Dividido en dos partes que iluminan ángulos diferentes del objeto de estudio, «Exigencias del sistema» y «Texturas de la materia», el ensayo de Carlos Losilla no sigue un estricto itinerario cronológico, sino que establece vaivenes entre diferentes momentos de su obra, ilustrando sus observaciones con una cuidadosa selección de fotogramas extraídos de los filmes analizados.
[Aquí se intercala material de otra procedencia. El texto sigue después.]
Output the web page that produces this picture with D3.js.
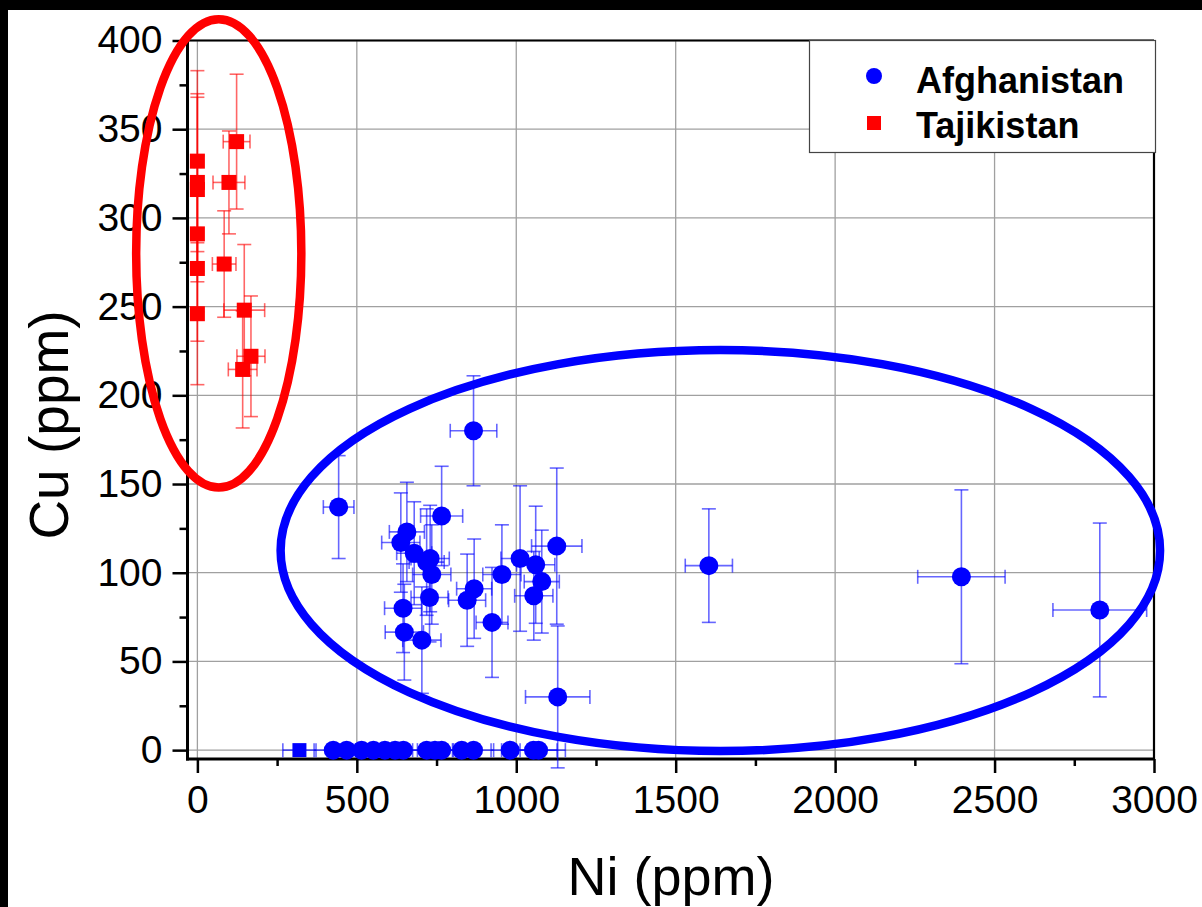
<!DOCTYPE html>
<html><head><meta charset="utf-8">
<script src="https://cdn.jsdelivr.net/npm/d3@7"></script>
<style>
body{margin:0;background:#fff;}
svg{display:block;}
text{font-family:"Liberation Sans",Arial,Helvetica,sans-serif;fill:#000;}
</style>
</head><body>
<svg id="c" width="1202" height="907"></svg>
<script>
// ---------------- data ----------------
const xTicks = [0, 500, 1000, 1500, 2000, 2500, 3000];
const xMinor = [250, 750, 1250, 1750, 2250, 2750];
const yTicks = [0, 50, 100, 150, 200, 250, 300, 350, 400];
const yMinor = [25, 75, 125, 175, 225, 275, 325, 375];

// Afghanistan (blue circles)
const afgNi    = [443, 866, 657, 638, 680, 730, 719, 735, 766, 728, 645, 649, 704, 868, 846, 955, 924, 1012, 1061, 1080, 1055, 1127, 1130, 1604, 2396, 2830];
const afgCu    = [137, 180, 123, 117, 111, 108, 106, 99, 132, 86, 80, 66.5, 62, 91, 84.5, 99, 72, 108, 104.5, 95, 87, 115, 30, 104, 97.7, 79];
const afgNiErr = [48, 73, 55, 60, 55, 60, 55, 60, 66, 58, 58, 60, 60, 55, 58, 60, 50, 60, 60, 55, 60, 79, 101, 74, 137, 147];
const afgCuErr = [29, 31, 28, 28, 29, 30, 30, 28, 28, 25, 25, 27, 30, 28, 26, 28, 31, 41, 33, 29, 25, 44, 40, 32, 49, 49];

// Afghanistan samples with Cu = 0
const afgZeroNi    = [426, 468, 515, 552, 588, 620, 646, 719, 745, 766, 829, 866, 981, 1054, 1070];
const afgZeroNiErr = [60, 55, 55, 55, 60, 55, 55, 60, 55, 60, 55, 63, 60, 100, 58];
// blue square sample at Cu = 0
const sqZeroNi = [320];
const sqZeroNiErr = [52];

// Tajikistan (red squares)
const tajNi    = [0, 0, 0, 0, 0, 0, 123, 99, 84, 147, 168, 142];
const tajCu    = [332, 320, 316, 291, 271.5, 246, 343, 320, 274, 248, 222, 214.6];
const tajNiErr = [10, 10, 10, 10, 10, 10, 42, 50, 37, 64, 44, 45];
const tajCuErr = [51, 50, 52, 44, 41, 40, 38, 29, 30, 37, 34, 33];

// annotation ellipses (data units: centre Ni, centre Cu, radius Ni, radius Cu)
const ellipseNames = ["Tajikistan", "Afghanistan"];
const ellipseCx = [67, 1640];
const ellipseCy = [280, 112.5];
const ellipseRx = [259, 1379];
const ellipseRy = [132, 113];

const seriesNames = ["Afghanistan", "Tajikistan"];

// ---------------- drawing ----------------
const svg = d3.select("#c");
const L = 187.5, R = 1154, T = 40.5, B = 759;
const x = d3.scaleLinear().domain([-31, 3000]).range([L, R]);
const y = d3.scaleLinear().domain([-5, 400]).range([B, T]);
const BLUE = "#0000ff", RED = "#ff0000";

svg.append("rect").attr("width", 1202).attr("height", 907).attr("fill", "#fff");

// grid
const grid = svg.append("g").attr("stroke", "#a0a0a0").attr("stroke-width", 1.3);
grid.selectAll("line.gx").data(xTicks).join("line")
  .attr("x1", d => x(d)).attr("x2", d => x(d)).attr("y1", T).attr("y2", B);
grid.selectAll("line.gy").data(yTicks).join("line")
  .attr("x1", L).attr("x2", R).attr("y1", d => y(d)).attr("y2", d => y(d));

// axes
const xAxis = d3.axisBottom(x).tickValues(xTicks).tickSize(14).tickPadding(12).tickFormat(d3.format("d"));
const gx = svg.append("g").attr("transform", `translate(0,${B})`).call(xAxis);
gx.select(".domain").remove();
gx.selectAll(".tick line").attr("stroke", "#000").attr("stroke-width", 2.5);
gx.selectAll(".tick text").attr("font-size", 39).attr("fill", "#000")
  .attr("font-family", '"Liberation Sans",Arial,sans-serif');
const gxm = svg.append("g").attr("transform", `translate(0,${B})`)
  .call(d3.axisBottom(x).tickValues(xMinor).tickSize(7).tickFormat(""));
gxm.select(".domain").remove();
gxm.selectAll(".tick line").attr("stroke", "#000").attr("stroke-width", 2.5);

const yAxis = d3.axisLeft(y).tickValues(yTicks).tickSize(15).tickPadding(10).tickFormat(d3.format("d"));
const gy = svg.append("g").attr("transform", `translate(${L},0)`).call(yAxis);
gy.select(".domain").remove();
gy.selectAll(".tick line").attr("stroke", "#000").attr("stroke-width", 2.5);
gy.selectAll(".tick text").attr("font-size", 39).attr("fill", "#000")
  .attr("font-family", '"Liberation Sans",Arial,sans-serif');
const gym = svg.append("g").attr("transform", `translate(${L},0)`)
  .call(d3.axisLeft(y).tickValues(yMinor).tickSize(8).tickFormat(""));
gym.select(".domain").remove();
gym.selectAll(".tick line").attr("stroke", "#000").attr("stroke-width", 2.5);

// frame
svg.append("line").attr("x1", L).attr("x2", R).attr("y1", T).attr("y2", T).attr("stroke", "#000").attr("stroke-width", 2.2);
svg.append("line").attr("x1", R).attr("x2", R).attr("y1", T).attr("y2", B).attr("stroke", "#000").attr("stroke-width", 2.2);
svg.append("line").attr("x1", L).attr("x2", L).attr("y1", T - 1).attr("y2", B + 1.5).attr("stroke", "#000").attr("stroke-width", 3);
svg.append("line").attr("x1", L - 1.5).attr("x2", R + 1).attr("y1", B).attr("y2", B).attr("stroke", "#000").attr("stroke-width", 3);

// error bar helper
function errBars(g, xs, ys, xe, ye, color) {
  const cap = 7;
  const dat = xs.map((v, i) => ({ x: v, y: ys[i], xe: xe ? xe[i] : 0, ye: ye ? ye[i] : 0 }));
  const gg = g.append("g").attr("stroke", color).attr("stroke-opacity", 0.6).attr("stroke-width", 1.6).attr("fill", "none");
  dat.forEach(d => {
    const px = x(d.x), py = y(d.y);
    if (d.ye > 0) {
      const y1 = y(d.y + d.ye), y2 = y(d.y - d.ye);
      gg.append("line").attr("x1", px).attr("x2", px).attr("y1", y1).attr("y2", y2);
      gg.append("line").attr("x1", px - cap).attr("x2", px + cap).attr("y1", y1).attr("y2", y1);
      gg.append("line").attr("x1", px - cap).attr("x2", px + cap).attr("y1", y2).attr("y2", y2);
    }
    if (d.xe > 0) {
      const x1 = x(d.x - d.xe), x2 = x(d.x + d.xe);
      gg.append("line").attr("x1", x1).attr("x2", x2).attr("y1", py).attr("y2", py);
      gg.append("line").attr("x1", x1).attr("x2", x1).attr("y1", py - cap).attr("y2", py + cap);
      gg.append("line").attr("x1", x2).attr("x2", x2).attr("y1", py - cap).attr("y2", py + cap);
    }
  });
}

const marks = svg.append("g");
errBars(marks, afgZeroNi, afgZeroNi.map(() => 0), afgZeroNiErr, null, BLUE);
errBars(marks, sqZeroNi, [0], sqZeroNiErr, null, BLUE);
errBars(marks, afgNi, afgCu, afgNiErr, afgCuErr, BLUE);
errBars(marks, tajNi, tajCu, tajNiErr, tajCuErr, RED);

// markers
marks.append("g").selectAll("circle").data(afgNi.map((v, i) => [v, afgCu[i]])).join("circle")
  .attr("cx", d => x(d[0])).attr("cy", d => y(d[1])).attr("r", 9.5).attr("fill", BLUE);
marks.append("g").selectAll("circle").data(afgZeroNi).join("circle")
  .attr("cx", d => x(d)).attr("cy", y(0)).attr("r", 9.5).attr("fill", BLUE);
marks.append("g").selectAll("rect").data(sqZeroNi).join("rect")
  .attr("x", d => x(d) - 7).attr("y", y(0) - 7).attr("width", 14).attr("height", 14).attr("fill", BLUE);
marks.append("g").selectAll("rect").data(tajNi.map((v, i) => [v, tajCu[i]])).join("rect")
  .attr("x", d => x(d[0]) - 7.5).attr("y", d => y(d[1]) - 7.5).attr("width", 15).attr("height", 15).attr("fill", RED);

// legend
const lg = svg.append("g");
lg.append("rect").attr("x", 809.5).attr("y", 40.5).attr("width", 346).attr("height", 112)
  .attr("fill", "#fff").attr("stroke", "#444").attr("stroke-width", 1.2);
lg.append("circle").attr("cx", 874).attr("cy", 76).attr("r", 8).attr("fill", BLUE);
lg.append("rect").attr("x", 867).attr("y", 116).attr("width", 14).attr("height", 14).attr("fill", RED);
lg.append("text").attr("x", 916).attr("y", 93).attr("font-size", 36).attr("font-weight", "bold").text(seriesNames[0]);
lg.append("text").attr("x", 916).attr("y", 138).attr("font-size", 36).attr("font-weight", "bold").text(seriesNames[1]);

// axis titles
svg.append("text").attr("x", 671).attr("y", 895).attr("text-anchor", "middle").attr("font-size", 54).text("Ni (ppm)");
svg.append("text").attr("transform", "translate(68,425) rotate(-90)").attr("text-anchor", "middle").attr("font-size", 55).text("Cu (ppm)");

// annotation ellipses
const ecol = [RED, BLUE];
svg.append("g").selectAll("ellipse").data(ellipseNames).join("ellipse")
  .attr("cx", (d, i) => x(ellipseCx[i]))
  .attr("cy", (d, i) => y(ellipseCy[i]))
  .attr("rx", (d, i) => x(ellipseRx[i]) - x(0))
  .attr("ry", (d, i) => y(0) - y(ellipseRy[i]))
  .attr("fill", "none").attr("stroke", (d, i) => ecol[i]).attr("stroke-width", 8.5);

// black borders of the original picture
svg.append("rect").attr("x", 0).attr("y", 0).attr("width", 1202).attr("height", 10).attr("fill", "#000");
svg.append("rect").attr("x", 0).attr("y", 0).attr("width", 8).attr("height", 907).attr("fill", "#000");
</script>
</body></html>
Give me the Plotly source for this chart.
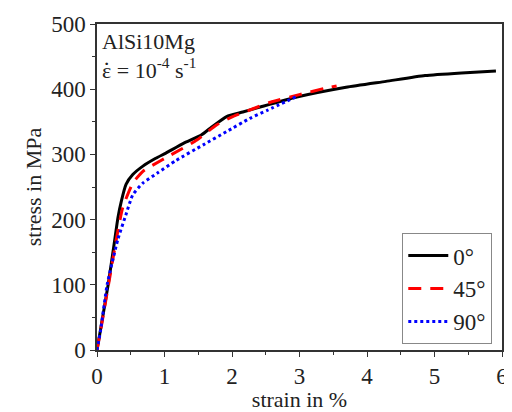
import plotly.graph_objects as go

strain_0 = [0.0, 0.05, 0.165, 0.26, 0.31, 0.36, 0.43, 0.53, 0.68, 0.87, 1.02, 1.28, 1.55, 1.70, 1.92, 2.16, 2.43, 2.96, 3.69, 4.28, 4.86, 5.40, 5.91]
stress_0 = [0, 30, 100, 167, 203, 228, 254, 269, 282, 294, 302, 317, 330, 342, 358, 365, 373, 388, 403, 412, 421, 425, 428]

strain_45 = [0.0, 0.05, 0.17, 0.29, 0.38, 0.53, 0.68, 0.80, 1.09, 1.48, 1.77, 2.01, 2.31, 2.57, 3.01, 3.40, 3.55]
stress_45 = [0, 28, 100, 172, 218, 256, 274, 282, 299, 322, 345, 358, 370, 380, 392, 402, 405]

strain_90 = [0.0, 0.05, 0.15, 0.31, 0.43, 0.53, 0.68, 0.89, 1.16, 1.58, 1.92, 2.26, 2.53, 2.96]
stress_90 = [0, 28, 100, 170, 208, 238, 256, 271, 290, 315, 335, 355, 368, 389]

labels = ["0°", "45°", "90°"]

FONT = "Liberation Serif"
TXT = "#222222"

fig = go.Figure()
fig.add_trace(go.Scatter(x=strain_0, y=stress_0, mode="lines", name=labels[0],
                         line=dict(color="black", width=3, shape="spline", smoothing=0.5)))
fig.add_trace(go.Scatter(x=strain_45, y=stress_45, mode="lines", name=labels[1],
                         line=dict(color="#ff0000", width=3, dash="13px,9px", shape="spline", smoothing=0.5)))
fig.add_trace(go.Scatter(x=strain_90, y=stress_90, mode="lines", name=labels[2],
                         line=dict(color="#0000ff", width=3, dash="dot", shape="spline", smoothing=0.5)))

axis_common = dict(
    showgrid=False, zeroline=False, showline=True, linecolor="#333333", linewidth=1.5,
    mirror=True, ticks="outside", ticklen=5, tickwidth=1.2, tickcolor="#333333",
    tickfont=dict(family=FONT, size=23, color=TXT),
)

fig.update_xaxes(range=[0, 6], dtick=1, tick0=0,
                 minor=dict(dtick=0.5, ticks="outside", ticklen=3, tickcolor="#333333", tickwidth=1.2),
                 title=dict(text="strain in %", font=dict(family=FONT, size=22, color=TXT), standoff=3),
                 **axis_common)
fig.update_yaxes(range=[0, 500], dtick=100, tick0=0,
                 minor=dict(dtick=50, ticks="outside", ticklen=3, tickcolor="#333333", tickwidth=1.2),
                 title=dict(text="stress in MPa", font=dict(family=FONT, size=22, color=TXT), standoff=3),
                 **axis_common)

fig.add_annotation(xref="paper", yref="paper", x=0.008, y=0.99, xanchor="left", yanchor="top",
                   text="AlSi10Mg<br>ε = 10<sup>-4</sup> s<sup>-1</sup>", align="left", showarrow=False,
                   font=dict(family=FONT, size=22, color=TXT))
fig.add_annotation(xref="paper", yref="paper", x=0.0236, y=0.879, xanchor="center", yanchor="middle",
                   text="·", showarrow=False, font=dict(family=FONT, size=22, color=TXT))

fig.update_layout(
    width=504, height=404,
    margin=dict(l=89, r=4, t=13, b=62),
    paper_bgcolor="white", plot_bgcolor="white",
    font=dict(family=FONT, size=22, color=TXT),
    showlegend=True,
    legend=dict(x=0.976, y=0.018, xanchor="right", yanchor="bottom",
                bordercolor="#888888", borderwidth=1, bgcolor="white",
                font=dict(family=FONT, size=23, color=TXT),
                itemwidth=40, tracegroupgap=0),
)

fig.write_html("out.html")
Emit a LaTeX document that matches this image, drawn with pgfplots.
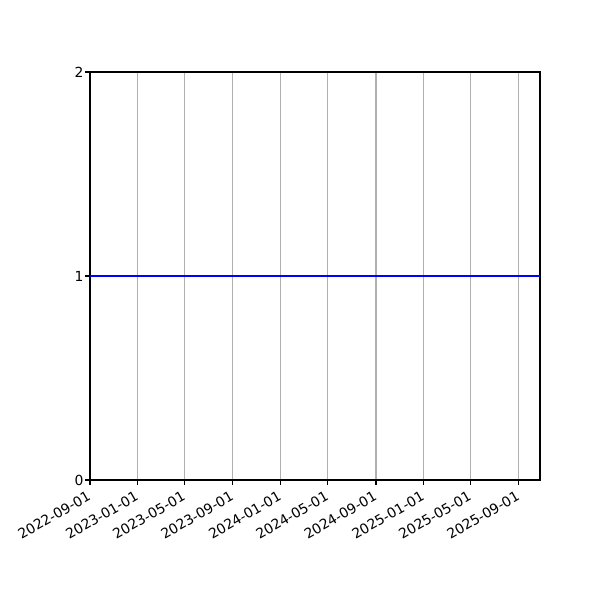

El libro recorre la filmografía de Raoul Walsh como si de un sistema sanguíneo se tratara, revelando los vasos comunicantes que conectan películas distantes, así como vínculos insospechados con otros jalones de la historia del cine, como el cine de Jean Renoir, Charles Chaplin o Roberto Rossellini. En Stromboli (Stromboli, Terra di Dio, Roberto Rossellini, 1950), recordemos, el rostro de Hollywood encarnado en Ingrid Bergman acababa abismado a un vacío ante el que prudentemente se detenían, un año antes, trayectorias similares en Juntos hasta la muerte (Colorado Territory, 1949) y Al rojo vivo (White Heat, 1949), allí donde estaba contenido el germen de un nuevo cine europeo.

Carlos Losilla, Raoul Walsh, Madrid, Cátedra, 2020. 408 páginas.